### Given instruction
Copy the data precisely, character for character, and leave out every picture.
+ + + +
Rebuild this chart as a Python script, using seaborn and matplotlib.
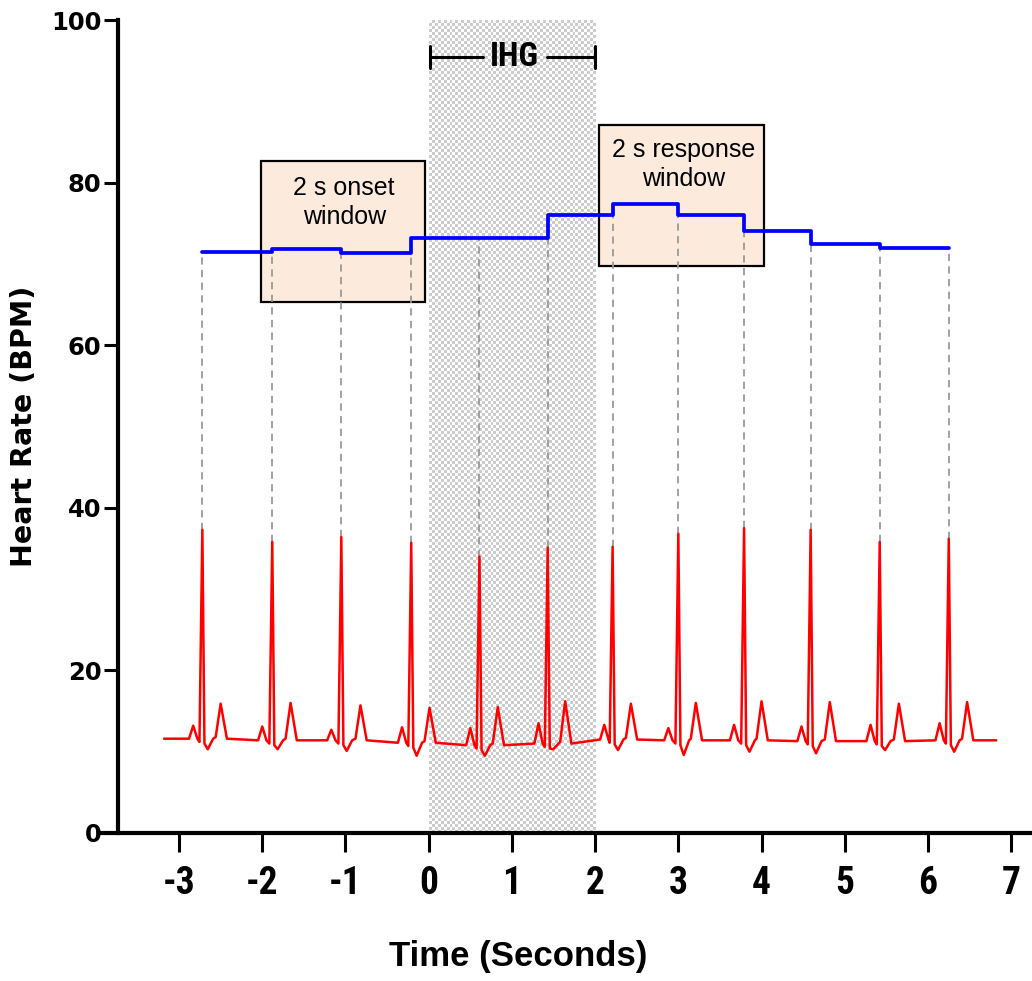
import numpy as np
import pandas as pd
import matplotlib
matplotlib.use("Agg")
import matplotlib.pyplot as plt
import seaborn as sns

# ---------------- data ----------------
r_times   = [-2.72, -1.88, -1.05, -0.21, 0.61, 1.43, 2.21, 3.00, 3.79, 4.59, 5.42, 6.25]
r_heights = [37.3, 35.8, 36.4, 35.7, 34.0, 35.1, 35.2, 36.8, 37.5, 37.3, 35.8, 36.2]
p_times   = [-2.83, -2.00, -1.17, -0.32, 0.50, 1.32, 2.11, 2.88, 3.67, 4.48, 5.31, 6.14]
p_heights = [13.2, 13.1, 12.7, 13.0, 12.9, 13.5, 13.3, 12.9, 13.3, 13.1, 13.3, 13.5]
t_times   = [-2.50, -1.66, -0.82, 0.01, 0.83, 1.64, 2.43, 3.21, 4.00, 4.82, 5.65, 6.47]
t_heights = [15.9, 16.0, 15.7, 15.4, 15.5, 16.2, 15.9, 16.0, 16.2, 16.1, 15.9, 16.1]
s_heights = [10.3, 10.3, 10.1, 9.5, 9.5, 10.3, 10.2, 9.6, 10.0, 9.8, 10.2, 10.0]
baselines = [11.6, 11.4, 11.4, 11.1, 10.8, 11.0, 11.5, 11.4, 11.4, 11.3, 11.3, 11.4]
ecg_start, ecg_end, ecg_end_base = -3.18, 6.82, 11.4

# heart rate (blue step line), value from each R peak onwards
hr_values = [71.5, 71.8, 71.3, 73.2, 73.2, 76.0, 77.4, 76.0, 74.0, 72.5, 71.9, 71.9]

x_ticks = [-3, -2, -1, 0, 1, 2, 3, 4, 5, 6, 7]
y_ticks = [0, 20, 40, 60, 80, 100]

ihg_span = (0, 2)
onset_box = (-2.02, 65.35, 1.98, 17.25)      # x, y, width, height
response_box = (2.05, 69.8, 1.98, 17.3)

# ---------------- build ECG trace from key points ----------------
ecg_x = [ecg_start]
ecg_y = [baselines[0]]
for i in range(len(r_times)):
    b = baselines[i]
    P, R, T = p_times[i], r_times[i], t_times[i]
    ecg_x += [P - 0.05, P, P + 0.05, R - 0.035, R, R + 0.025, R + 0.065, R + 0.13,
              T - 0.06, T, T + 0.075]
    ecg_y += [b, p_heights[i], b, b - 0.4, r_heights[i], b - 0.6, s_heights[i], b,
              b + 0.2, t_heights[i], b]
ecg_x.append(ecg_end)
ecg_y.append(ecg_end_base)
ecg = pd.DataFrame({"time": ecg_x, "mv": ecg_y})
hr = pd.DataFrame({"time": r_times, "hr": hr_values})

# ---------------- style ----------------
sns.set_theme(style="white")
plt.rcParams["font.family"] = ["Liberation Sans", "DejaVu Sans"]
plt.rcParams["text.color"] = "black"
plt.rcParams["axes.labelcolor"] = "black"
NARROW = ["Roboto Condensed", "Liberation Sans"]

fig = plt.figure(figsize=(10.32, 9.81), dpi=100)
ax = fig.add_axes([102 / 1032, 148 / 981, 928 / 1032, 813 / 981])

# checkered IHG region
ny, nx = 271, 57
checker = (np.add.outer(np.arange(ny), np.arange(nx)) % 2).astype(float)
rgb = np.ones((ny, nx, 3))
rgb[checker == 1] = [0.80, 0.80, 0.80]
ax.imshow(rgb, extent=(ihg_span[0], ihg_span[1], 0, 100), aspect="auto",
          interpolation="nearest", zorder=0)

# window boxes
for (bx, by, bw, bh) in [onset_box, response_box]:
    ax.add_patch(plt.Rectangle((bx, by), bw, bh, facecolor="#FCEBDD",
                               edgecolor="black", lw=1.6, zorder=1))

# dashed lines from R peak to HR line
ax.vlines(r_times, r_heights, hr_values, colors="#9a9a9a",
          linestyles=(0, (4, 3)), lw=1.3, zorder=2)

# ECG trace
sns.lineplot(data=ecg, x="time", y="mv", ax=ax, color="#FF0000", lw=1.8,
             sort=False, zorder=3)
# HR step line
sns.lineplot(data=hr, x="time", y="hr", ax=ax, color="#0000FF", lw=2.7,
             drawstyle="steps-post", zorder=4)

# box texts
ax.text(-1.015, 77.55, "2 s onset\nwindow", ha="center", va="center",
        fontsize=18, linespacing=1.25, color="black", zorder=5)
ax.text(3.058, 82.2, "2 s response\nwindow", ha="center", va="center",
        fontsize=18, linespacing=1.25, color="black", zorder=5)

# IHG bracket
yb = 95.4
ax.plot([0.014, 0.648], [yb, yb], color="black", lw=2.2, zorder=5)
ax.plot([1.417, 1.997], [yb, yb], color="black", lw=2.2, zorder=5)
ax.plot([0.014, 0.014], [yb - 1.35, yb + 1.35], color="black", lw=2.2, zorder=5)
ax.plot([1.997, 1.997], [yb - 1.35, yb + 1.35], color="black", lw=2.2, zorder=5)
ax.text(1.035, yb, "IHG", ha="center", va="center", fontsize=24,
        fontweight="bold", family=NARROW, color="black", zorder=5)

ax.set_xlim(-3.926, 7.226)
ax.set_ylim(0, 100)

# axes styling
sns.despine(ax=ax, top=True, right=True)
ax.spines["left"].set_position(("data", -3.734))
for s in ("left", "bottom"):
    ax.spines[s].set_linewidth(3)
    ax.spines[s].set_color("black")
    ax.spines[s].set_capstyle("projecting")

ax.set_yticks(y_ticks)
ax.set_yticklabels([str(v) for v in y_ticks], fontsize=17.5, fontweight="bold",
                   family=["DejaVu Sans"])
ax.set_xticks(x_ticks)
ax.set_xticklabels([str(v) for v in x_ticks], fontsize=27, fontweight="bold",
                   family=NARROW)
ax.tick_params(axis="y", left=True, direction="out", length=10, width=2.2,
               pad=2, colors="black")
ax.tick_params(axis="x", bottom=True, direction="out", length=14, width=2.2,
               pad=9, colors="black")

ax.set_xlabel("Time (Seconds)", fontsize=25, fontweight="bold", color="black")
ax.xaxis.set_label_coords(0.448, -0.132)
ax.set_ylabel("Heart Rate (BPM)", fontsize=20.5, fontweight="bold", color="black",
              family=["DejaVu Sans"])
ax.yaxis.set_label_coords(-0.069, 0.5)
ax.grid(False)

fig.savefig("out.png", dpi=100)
+ + + +
### Solution to this problem
Rebuild this chart as a Python script, using seaborn and matplotlib.
import numpy as np
import pandas as pd
import matplotlib
matplotlib.use("Agg")
import matplotlib.pyplot as plt
import seaborn as sns

# ---------------- data ----------------
r_times   = [-2.72, -1.88, -1.05, -0.21, 0.61, 1.43, 2.21, 3.00, 3.79, 4.59, 5.42, 6.25]
r_heights = [37.3, 35.8, 36.4, 35.7, 34.0, 35.1, 35.2, 36.8, 37.5, 37.3, 35.8, 36.2]
p_times   = [-2.83, -2.00, -1.17, -0.32, 0.50, 1.32, 2.11, 2.88, 3.67, 4.48, 5.31, 6.14]
p_heights = [13.2, 13.1, 12.7, 13.0, 12.9, 13.5, 13.3, 12.9, 13.3, 13.1, 13.3, 13.5]
t_times   = [-2.50, -1.66, -0.82, 0.01, 0.83, 1.64, 2.43, 3.21, 4.00, 4.82, 5.65, 6.47]
t_heights = [15.9, 16.0, 15.7, 15.4, 15.5, 16.2, 15.9, 16.0, 16.2, 16.1, 15.9, 16.1]
s_heights = [10.3, 10.3, 10.1, 9.5, 9.5, 10.3, 10.2, 9.6, 10.0, 9.8, 10.2, 10.0]
baselines = [11.6, 11.4, 11.4, 11.1, 10.8, 11.0, 11.5, 11.4, 11.4, 11.3, 11.3, 11.4]
ecg_start, ecg_end, ecg_end_base = -3.18, 6.82, 11.4

# heart rate (blue step line), value from each R peak onwards
hr_values = [71.5, 71.8, 71.3, 73.2, 73.2, 76.0, 77.4, 76.0, 74.0, 72.5, 71.9, 71.9]

x_ticks = [-3, -2, -1, 0, 1, 2, 3, 4, 5, 6, 7]
y_ticks = [0, 20, 40, 60, 80, 100]

ihg_span = (0, 2)
onset_box = (-2.02, 65.35, 1.98, 17.25)      # x, y, width, height
response_box = (2.05, 69.8, 1.98, 17.3)

# ---------------- build ECG trace from key points ----------------
ecg_x = [ecg_start]
ecg_y = [baselines[0]]
for i in range(len(r_times)):
    b = baselines[i]
    P, R, T = p_times[i], r_times[i], t_times[i]
    ecg_x += [P - 0.05, P, P + 0.05, R - 0.035, R, R + 0.025, R + 0.065, R + 0.13,
              T - 0.06, T, T + 0.075]
    ecg_y += [b, p_heights[i], b, b - 0.4, r_heights[i], b - 0.6, s_heights[i], b,
              b + 0.2, t_heights[i], b]
ecg_x.append(ecg_end)
ecg_y.append(ecg_end_base)
ecg = pd.DataFrame({"time": ecg_x, "mv": ecg_y})
hr = pd.DataFrame({"time": r_times, "hr": hr_values})

# ---------------- style ----------------
sns.set_theme(style="white")
plt.rcParams["font.family"] = ["Liberation Sans", "DejaVu Sans"]
plt.rcParams["text.color"] = "black"
plt.rcParams["axes.labelcolor"] = "black"
NARROW = ["Roboto Condensed", "Liberation Sans"]

fig = plt.figure(figsize=(10.32, 9.81), dpi=100)
ax = fig.add_axes([102 / 1032, 148 / 981, 928 / 1032, 813 / 981])

# checkered IHG region
ny, nx = 271, 57
checker = (np.add.outer(np.arange(ny), np.arange(nx)) % 2).astype(float)
rgb = np.ones((ny, nx, 3))
rgb[checker == 1] = [0.80, 0.80, 0.80]
ax.imshow(rgb, extent=(ihg_span[0], ihg_span[1], 0, 100), aspect="auto",
          interpolation="nearest", zorder=0)

# window boxes
for (bx, by, bw, bh) in [onset_box, response_box]:
    ax.add_patch(plt.Rectangle((bx, by), bw, bh, facecolor="#FCEBDD",
                               edgecolor="black", lw=1.6, zorder=1))

# dashed lines from R peak to HR line
ax.vlines(r_times, r_heights, hr_values, colors="#9a9a9a",
          linestyles=(0, (4, 3)), lw=1.3, zorder=2)

# ECG trace
sns.lineplot(data=ecg, x="time", y="mv", ax=ax, color="#FF0000", lw=1.8,
             sort=False, zorder=3)
# HR step line
sns.lineplot(data=hr, x="time", y="hr", ax=ax, color="#0000FF", lw=2.7,
             drawstyle="steps-post", zorder=4)

# box texts
ax.text(-1.015, 77.55, "2 s onset\nwindow", ha="center", va="center",
        fontsize=18, linespacing=1.25, color="black", zorder=5)
ax.text(3.058, 82.2, "2 s response\nwindow", ha="center", va="center",
        fontsize=18, linespacing=1.25, color="black", zorder=5)

# IHG bracket
yb = 95.4
ax.plot([0.014, 0.648], [yb, yb], color="black", lw=2.2, zorder=5)
ax.plot([1.417, 1.997], [yb, yb], color="black", lw=2.2, zorder=5)
ax.plot([0.014, 0.014], [yb - 1.35, yb + 1.35], color="black", lw=2.2, zorder=5)
ax.plot([1.997, 1.997], [yb - 1.35, yb + 1.35], color="black", lw=2.2, zorder=5)
ax.text(1.035, yb, "IHG", ha="center", va="center", fontsize=24,
        fontweight="bold", family=NARROW, color="black", zorder=5)

ax.set_xlim(-3.926, 7.226)
ax.set_ylim(0, 100)

# axes styling
sns.despine(ax=ax, top=True, right=True)
ax.spines["left"].set_position(("data", -3.734))
for s in ("left", "bottom"):
    ax.spines[s].set_linewidth(3)
    ax.spines[s].set_color("black")
    ax.spines[s].set_capstyle("projecting")

ax.set_yticks(y_ticks)
ax.set_yticklabels([str(v) for v in y_ticks], fontsize=17.5, fontweight="bold",
                   family=["DejaVu Sans"])
ax.set_xticks(x_ticks)
ax.set_xticklabels([str(v) for v in x_ticks], fontsize=27, fontweight="bold",
                   family=NARROW)
ax.tick_params(axis="y", left=True, direction="out", length=10, width=2.2,
               pad=2, colors="black")
ax.tick_params(axis="x", bottom=True, direction="out", length=14, width=2.2,
               pad=9, colors="black")

ax.set_xlabel("Time (Seconds)", fontsize=25, fontweight="bold", color="black")
ax.xaxis.set_label_coords(0.448, -0.132)
ax.set_ylabel("Heart Rate (BPM)", fontsize=20.5, fontweight="bold", color="black",
              family=["DejaVu Sans"])
ax.yaxis.set_label_coords(-0.069, 0.5)
ax.grid(False)

fig.savefig("out.png", dpi=100)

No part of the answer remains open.